While times are currently tough, it hasn’t stopped passionate entrepreneurs from adding new life to the town. Many new businesses have sprung forth during the pandemic: Pho N Rolls, Doomsday Coffee and the Downtown Bakery have all opened up in the past year. There are also plans for a new whitewater rafting park and a 7 Brew coffee shop.

Doomsday Coffee, the latest coffee shop to be added to Siloam, is another one of the new businesses fighting for a chance in the pandemic era. Sam Heidrick, a senior psychology major, visited the coffee shop over the weekend. “I really liked the overall vibe.” He continued, “I am actually kind of glad that we have an additional coffee shop now. There have been multiple occasions on which I’d try to find a seat in Pour Jon’s, but it would be too full, so I’m glad to have another option. It’s especially nice right now because it is one of the only coffee shops in Siloam with indoor seating.”
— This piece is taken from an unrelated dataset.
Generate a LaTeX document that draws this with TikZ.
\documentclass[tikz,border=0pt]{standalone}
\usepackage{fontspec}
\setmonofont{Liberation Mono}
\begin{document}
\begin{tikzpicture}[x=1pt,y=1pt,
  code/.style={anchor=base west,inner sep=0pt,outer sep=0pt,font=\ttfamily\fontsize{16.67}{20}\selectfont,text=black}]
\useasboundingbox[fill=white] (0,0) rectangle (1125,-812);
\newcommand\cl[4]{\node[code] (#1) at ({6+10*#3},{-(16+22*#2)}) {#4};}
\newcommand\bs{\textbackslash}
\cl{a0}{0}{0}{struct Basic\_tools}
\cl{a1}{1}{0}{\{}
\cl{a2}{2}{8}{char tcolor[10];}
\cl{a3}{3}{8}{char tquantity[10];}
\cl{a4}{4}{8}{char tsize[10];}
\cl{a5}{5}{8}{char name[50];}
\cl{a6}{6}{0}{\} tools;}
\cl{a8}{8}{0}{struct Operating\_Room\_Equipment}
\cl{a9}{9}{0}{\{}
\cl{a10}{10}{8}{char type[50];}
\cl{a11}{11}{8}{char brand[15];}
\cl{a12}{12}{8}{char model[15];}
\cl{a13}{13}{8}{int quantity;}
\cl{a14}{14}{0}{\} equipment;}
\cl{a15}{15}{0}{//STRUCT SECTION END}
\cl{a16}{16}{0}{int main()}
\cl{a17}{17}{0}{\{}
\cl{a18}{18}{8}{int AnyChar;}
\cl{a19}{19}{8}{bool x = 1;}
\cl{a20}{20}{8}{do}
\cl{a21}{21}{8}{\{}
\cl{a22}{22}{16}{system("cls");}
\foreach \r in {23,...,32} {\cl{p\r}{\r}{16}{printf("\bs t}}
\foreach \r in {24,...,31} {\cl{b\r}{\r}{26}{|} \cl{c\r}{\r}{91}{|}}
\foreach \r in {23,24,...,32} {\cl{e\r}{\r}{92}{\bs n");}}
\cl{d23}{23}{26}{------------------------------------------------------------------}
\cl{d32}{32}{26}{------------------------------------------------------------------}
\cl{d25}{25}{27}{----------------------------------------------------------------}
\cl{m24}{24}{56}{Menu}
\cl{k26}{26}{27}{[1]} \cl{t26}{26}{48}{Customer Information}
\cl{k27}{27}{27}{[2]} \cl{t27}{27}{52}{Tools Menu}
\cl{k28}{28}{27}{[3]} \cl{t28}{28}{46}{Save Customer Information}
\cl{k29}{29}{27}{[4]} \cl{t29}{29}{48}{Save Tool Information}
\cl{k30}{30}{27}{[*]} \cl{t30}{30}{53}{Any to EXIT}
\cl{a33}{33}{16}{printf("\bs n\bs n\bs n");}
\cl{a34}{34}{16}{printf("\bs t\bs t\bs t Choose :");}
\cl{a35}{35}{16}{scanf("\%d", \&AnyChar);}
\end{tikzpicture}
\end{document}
One of the new businesses coming to Siloam is Arch and Axe, an archery and axe-throwing range that will be located in a renovated version of the 1914 Gaither Mill downtown.

Heather Lanker, a local businesswoman who is spearheading the project, said “Siloam Springs already has enough places to eat and drink; we wanted something different for people to come and enjoy.” She continued, “We have a college right here up the street, and there’s not a lot of things for them to do, so we definitely wanted to pull the community into doing some kind of activity. This is a fun, different way for engaging socially.”
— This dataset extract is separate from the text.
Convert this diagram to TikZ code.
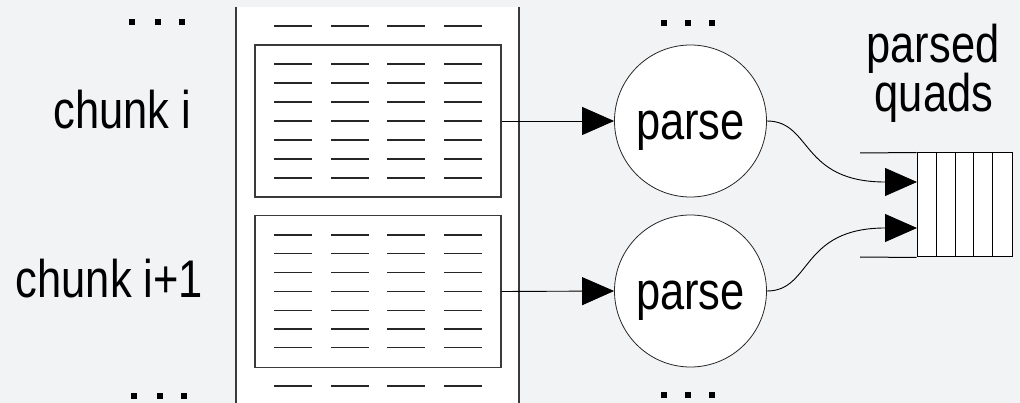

Lanker’s daughter, Madison, is a junior graphic design major at JBU. She believes that it will be a huge hit and is excited about her mother’s work. “I think it will help the need for more entertainment in town because right now there’s not a lot to do besides going to the park or bowling.” Despite the difficulties that businesses across the nation have experienced in the last year, the number of new businesses being created has skyrocketed. The US Census Bureau has reported that applications have hit their highest level in a decade. “This trend is very encouraging,” said economist Joseph Brusuelas. “After a deep recession, you want a chunk of displaced workers to feel confident they can take advantage of pro-business conditions like low-interest rates and strike out on their own,” he said. “This has been one of the primary catalysts of the resilience of the US economy throughout its history.”